--- begin ---

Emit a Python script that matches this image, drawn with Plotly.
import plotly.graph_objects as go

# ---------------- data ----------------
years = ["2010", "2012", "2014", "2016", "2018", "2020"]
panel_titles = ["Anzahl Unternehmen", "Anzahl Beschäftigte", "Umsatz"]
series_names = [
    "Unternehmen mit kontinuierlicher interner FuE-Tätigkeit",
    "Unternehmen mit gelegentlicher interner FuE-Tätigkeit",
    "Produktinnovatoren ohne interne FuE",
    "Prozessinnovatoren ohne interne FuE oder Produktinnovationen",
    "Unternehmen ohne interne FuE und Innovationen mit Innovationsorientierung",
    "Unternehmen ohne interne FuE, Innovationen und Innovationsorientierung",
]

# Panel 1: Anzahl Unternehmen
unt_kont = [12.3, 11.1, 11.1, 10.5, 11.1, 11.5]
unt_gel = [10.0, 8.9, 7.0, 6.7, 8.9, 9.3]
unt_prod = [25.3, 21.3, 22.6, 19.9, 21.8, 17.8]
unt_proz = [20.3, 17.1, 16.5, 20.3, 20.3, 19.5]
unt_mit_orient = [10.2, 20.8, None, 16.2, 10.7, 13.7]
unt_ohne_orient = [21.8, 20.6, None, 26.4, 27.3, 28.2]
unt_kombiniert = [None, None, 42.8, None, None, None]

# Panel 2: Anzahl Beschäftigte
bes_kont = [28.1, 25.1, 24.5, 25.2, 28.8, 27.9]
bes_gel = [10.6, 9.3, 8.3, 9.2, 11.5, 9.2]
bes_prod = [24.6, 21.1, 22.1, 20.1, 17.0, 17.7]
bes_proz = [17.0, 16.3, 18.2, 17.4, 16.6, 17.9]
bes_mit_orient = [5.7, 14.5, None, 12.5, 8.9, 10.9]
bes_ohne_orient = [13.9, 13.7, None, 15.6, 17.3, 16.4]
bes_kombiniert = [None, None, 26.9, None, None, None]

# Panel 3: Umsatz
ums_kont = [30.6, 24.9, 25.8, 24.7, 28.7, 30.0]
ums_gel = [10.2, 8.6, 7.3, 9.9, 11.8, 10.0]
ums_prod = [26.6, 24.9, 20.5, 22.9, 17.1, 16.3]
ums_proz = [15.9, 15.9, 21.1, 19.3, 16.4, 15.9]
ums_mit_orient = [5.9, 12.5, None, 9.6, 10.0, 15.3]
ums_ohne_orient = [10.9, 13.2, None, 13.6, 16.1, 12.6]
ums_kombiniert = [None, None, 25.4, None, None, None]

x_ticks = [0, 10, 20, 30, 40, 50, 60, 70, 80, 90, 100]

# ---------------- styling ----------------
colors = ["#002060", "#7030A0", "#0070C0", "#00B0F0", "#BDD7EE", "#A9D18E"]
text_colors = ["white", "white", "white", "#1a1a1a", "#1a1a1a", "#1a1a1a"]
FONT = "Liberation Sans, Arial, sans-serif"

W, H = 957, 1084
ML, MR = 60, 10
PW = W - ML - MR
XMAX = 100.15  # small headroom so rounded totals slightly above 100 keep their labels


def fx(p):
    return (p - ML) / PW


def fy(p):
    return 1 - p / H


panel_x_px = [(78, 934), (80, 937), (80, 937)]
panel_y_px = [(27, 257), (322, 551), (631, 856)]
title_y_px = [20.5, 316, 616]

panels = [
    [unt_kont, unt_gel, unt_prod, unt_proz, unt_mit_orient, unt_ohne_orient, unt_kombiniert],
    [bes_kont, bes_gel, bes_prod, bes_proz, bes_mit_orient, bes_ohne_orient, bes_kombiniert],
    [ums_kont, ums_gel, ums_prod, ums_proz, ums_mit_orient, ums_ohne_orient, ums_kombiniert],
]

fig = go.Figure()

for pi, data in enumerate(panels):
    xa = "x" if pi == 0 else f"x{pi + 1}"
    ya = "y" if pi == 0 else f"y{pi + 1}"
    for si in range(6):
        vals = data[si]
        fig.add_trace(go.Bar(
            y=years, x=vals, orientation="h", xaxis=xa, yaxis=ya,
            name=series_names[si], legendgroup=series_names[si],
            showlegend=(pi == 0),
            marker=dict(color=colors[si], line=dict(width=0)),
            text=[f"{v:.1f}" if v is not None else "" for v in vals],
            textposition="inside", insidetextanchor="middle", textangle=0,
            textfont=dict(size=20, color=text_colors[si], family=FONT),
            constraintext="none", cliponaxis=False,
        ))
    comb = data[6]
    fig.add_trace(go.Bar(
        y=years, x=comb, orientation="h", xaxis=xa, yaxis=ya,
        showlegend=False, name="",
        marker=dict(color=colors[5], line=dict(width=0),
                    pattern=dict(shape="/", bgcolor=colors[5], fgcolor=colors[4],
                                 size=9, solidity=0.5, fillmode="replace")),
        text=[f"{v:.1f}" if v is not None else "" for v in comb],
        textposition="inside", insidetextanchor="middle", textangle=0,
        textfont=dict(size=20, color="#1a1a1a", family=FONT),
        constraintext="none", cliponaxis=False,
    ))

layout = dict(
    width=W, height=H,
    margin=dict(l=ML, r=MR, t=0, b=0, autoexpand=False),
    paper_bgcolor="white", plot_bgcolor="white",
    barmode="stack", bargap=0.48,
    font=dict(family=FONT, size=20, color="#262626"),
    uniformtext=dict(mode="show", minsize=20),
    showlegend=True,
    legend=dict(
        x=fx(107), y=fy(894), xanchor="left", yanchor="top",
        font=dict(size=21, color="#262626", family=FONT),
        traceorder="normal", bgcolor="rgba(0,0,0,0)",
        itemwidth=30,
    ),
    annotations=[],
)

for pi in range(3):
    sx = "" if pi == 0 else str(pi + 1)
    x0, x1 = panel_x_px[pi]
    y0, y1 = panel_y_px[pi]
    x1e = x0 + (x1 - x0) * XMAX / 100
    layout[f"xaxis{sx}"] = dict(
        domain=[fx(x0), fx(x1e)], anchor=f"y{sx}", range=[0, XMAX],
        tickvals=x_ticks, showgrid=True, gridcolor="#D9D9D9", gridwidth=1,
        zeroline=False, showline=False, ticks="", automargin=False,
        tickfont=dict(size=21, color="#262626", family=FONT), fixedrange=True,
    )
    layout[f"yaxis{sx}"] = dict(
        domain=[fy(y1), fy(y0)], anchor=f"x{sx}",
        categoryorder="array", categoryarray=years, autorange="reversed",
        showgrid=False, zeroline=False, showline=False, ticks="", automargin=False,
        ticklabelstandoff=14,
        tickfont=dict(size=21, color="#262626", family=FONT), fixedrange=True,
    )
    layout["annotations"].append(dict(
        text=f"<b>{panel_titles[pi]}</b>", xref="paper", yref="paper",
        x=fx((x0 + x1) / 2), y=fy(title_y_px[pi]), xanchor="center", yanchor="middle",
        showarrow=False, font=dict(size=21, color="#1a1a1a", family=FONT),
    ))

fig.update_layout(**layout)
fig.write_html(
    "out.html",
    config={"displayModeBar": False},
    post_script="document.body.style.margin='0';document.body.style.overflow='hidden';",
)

--- end ---
--- begin ---

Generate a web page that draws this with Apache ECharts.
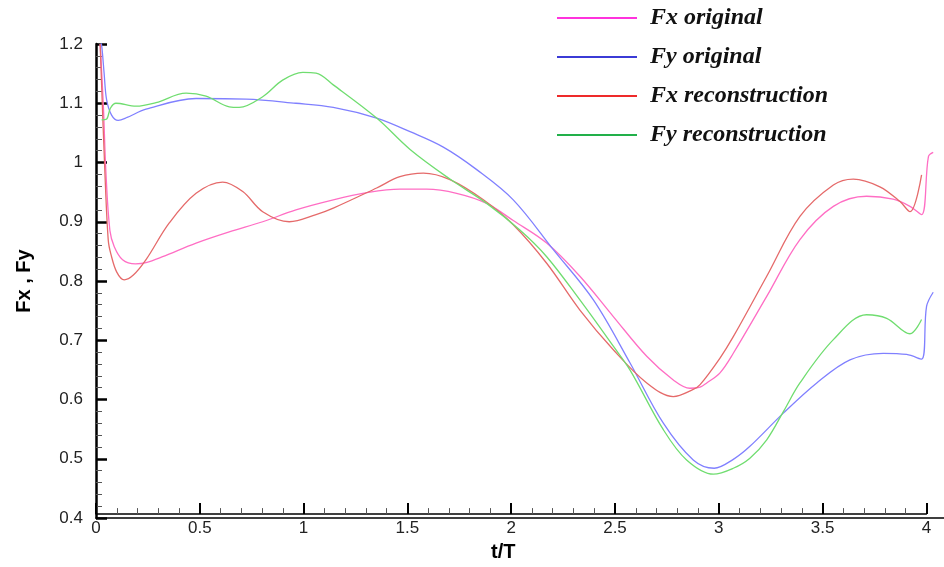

--- end ---

- **Work to complete**: Return the lines from the line with "Emit a Python" through the line with "import plotly.graph_objects as go", inclusive, exactly as they stand, and nothing else.

- **Final result**:
Emit a Python script that matches this image, drawn with Plotly.
import plotly.graph_objects as go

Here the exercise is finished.